Source data
^^^^^^^^

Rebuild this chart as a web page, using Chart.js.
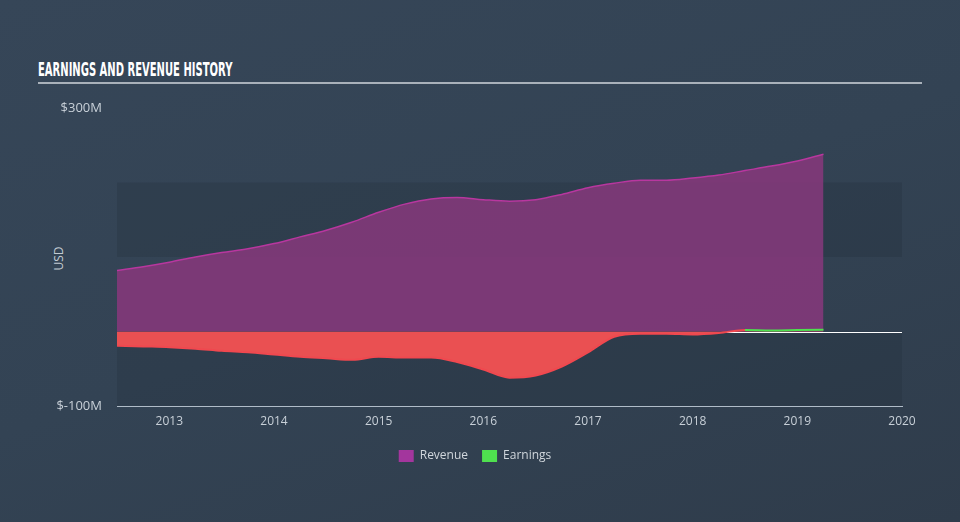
<!DOCTYPE html>
<html>
<head>
<meta charset="utf-8">
<script src="https://cdn.jsdelivr.net/npm/chart.js@4"></script>
<style>
    html, body { margin: 0; padding: 0; }
    body {
        width: 960px; height: 522px; overflow: hidden; position: relative;
        background: linear-gradient(160deg, #364658 0%, #334354 50%, #2f3c4b 100%);
        font-family: "Open Sans", sans-serif;
    }
    #title {
        position: absolute; left: 38px; top: 57px; width: 884px; height: 25px;
        border-bottom: 2px solid #a9b1ba;
    }
    #title span {
        display: inline-block; transform: scaleX(0.5); transform-origin: left top;
        font-family: "DejaVu Sans", sans-serif; white-space: nowrap;
        font-weight: bold; font-size: 20px; color: #fff;
    }
    #usd {
        position: absolute; left: 46px; top: 250px; transform: rotate(-90deg);
        font-size: 12px; color: #c3cbd3;
    }
    #wrap { position: absolute; left: 0; top: 0; width: 960px; height: 522px; }
</style>
</head>
<body>
<div id="title"><span>EARNINGS AND REVENUE HISTORY</span></div>
<div id="usd">USD</div>
<div id="wrap"><canvas id="chart"></canvas></div>
<script>
const years = [2012.5, 2012.75, 2013, 2013.25, 2013.5, 2013.75, 2014, 2014.25, 2014.5, 2014.75, 2015, 2015.25, 2015.5, 2015.75, 2016, 2016.25, 2016.5, 2016.75, 2017, 2017.25, 2017.5, 2017.75, 2018, 2018.25, 2018.5, 2018.75, 2019, 2019.25]
const revenue = [82, 87, 93, 100, 106, 111, 118, 127, 136, 147, 160, 171, 178, 180, 177, 175, 177, 184, 193, 199, 203, 203, 206, 210, 216, 222, 229, 238]
const earnings = [-19, -20, -21, -23, -26, -28, -31, -34, -36, -38, -34, -35, -35, -41, -51, -62, -59, -47, -28, -7, -3, -3, -4, -2, 2, 1.5, 2, 2.5]
const xTicks = [2013, 2014, 2015, 2016, 2017, 2018, 2019, 2020]
const yTicks = [-100, 300]
const bands = [[-100, 0], [100, 200]]

const toPoints = vals => vals.map((v, i) => ({ x: years[i], y: v }))

const bgPlugin = {
    id: 'bands',
    beforeDatasetsDraw(chart) {
        const { ctx, chartArea: a, scales: { y } } = chart
        ctx.save()
        ctx.fillStyle = 'rgba(30,42,56,0.25)'
        bands.forEach(([lo, hi]) => {
            const top = y.getPixelForValue(hi)
            const bot = y.getPixelForValue(lo)
            ctx.fillRect(a.left, top, a.right - a.left, bot - top)
        })
        const z = Math.round(y.getPixelForValue(0)) + 0.5
        ctx.strokeStyle = '#ffffff'
        ctx.lineWidth = 1
        ctx.beginPath()
        ctx.moveTo(a.left, z)
        ctx.lineTo(a.right, z)
        ctx.stroke()
        ctx.restore()
    }
}

new Chart(document.getElementById('chart'), {
    type: 'line',
    data: {
        datasets: [{
            label: 'Revenue',
            data: toPoints(revenue),
            borderColor: '#b8379f',
            backgroundColor: 'rgba(131,56,122,0.9)',
            borderWidth: 1.5,
            pointRadius: 0,
            fill: 'origin',
            cubicInterpolationMode: 'monotone',
            order: 2
        }, {
            label: 'Earnings',
            data: toPoints(earnings),
            borderColor: '#f0484f',
            backgroundColor: '#4fe04f',
            borderWidth: 2,
            pointRadius: 0,
            fill: { target: 'origin', above: 'rgba(0,0,0,0)', below: '#ea5052' },
            cubicInterpolationMode: 'monotone',
            segment: {
                borderColor: c => (c.p0.parsed.y >= 0 && c.p1.parsed.y >= 0) ? '#4fe04f' : '#f0484f'
            },
            order: 1
        }]
    },
    options: {
        responsive: true,
        maintainAspectRatio: false,
        animation: false,
        layout: { padding: { left: 48, right: 58, top: 108, bottom: 50 } },
        plugins: {
            tooltip: { enabled: false },
            legend: {
                position: 'bottom',
                labels: {
                    color: '#d0d6dc',
                    font: { family: 'Open Sans', size: 12 },
                    boxWidth: 15,
                    boxHeight: 12,
                    padding: 14,
                    generateLabels: chart => chart.data.datasets.map((d, i) => ({
                        text: d.label,
                        fillStyle: i === 0 ? '#a3369d' : '#4fe04f',
                        strokeStyle: 'transparent',
                        lineWidth: 0,
                        fontColor: '#d0d6dc',
                        datasetIndex: i
                    }))
                }
            }
        },
        scales: {
            x: {
                type: 'linear',
                min: 2012.5,
                max: 2020,
                afterBuildTicks: s => { s.ticks = xTicks.map(v => ({ value: v })) },
                afterFit: s => { s.height = 30 },
                grid: { display: false, drawTicks: true, tickLength: 8, tickColor: '#b0bcc8' },
                border: { display: true, color: '#b0bcc8', width: 1 },
                ticks: {
                    color: '#c8d0d8',
                    font: { family: 'Open Sans', size: 12 },
                    padding: 0,
                    maxRotation: 0,
                    callback: v => String(v)
                }
            },
            y: {
                min: -100,
                max: 300,
                afterBuildTicks: s => { s.ticks = yTicks.map(v => ({ value: v })) },
                afterFit: s => { s.width = 69 },
                grid: { display: false },
                border: { display: false },
                ticks: {
                    color: '#c8d0d8',
                    font: { family: 'Open Sans', size: 13 },
                    padding: 7,
                    callback: v => '$' + v + 'M'
                }
            }
        }
    },
    plugins: [bgPlugin]
})
</script>
</body>
</html>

^^^^^^^^

What to produce
Using the data above, copy each line that contains "chart".

Exercise answer
Rebuild this chart as a web page, using Chart.js.
<script src="https://cdn.jsdelivr.net/npm/chart.js@4"></script>
<div id="wrap"><canvas id="chart"></canvas></div>
    beforeDatasetsDraw(chart) {
        const { ctx, chartArea: a, scales: { y } } = chart
new Chart(document.getElementById('chart'), {
                    generateLabels: chart => chart.data.datasets.map((d, i) => ({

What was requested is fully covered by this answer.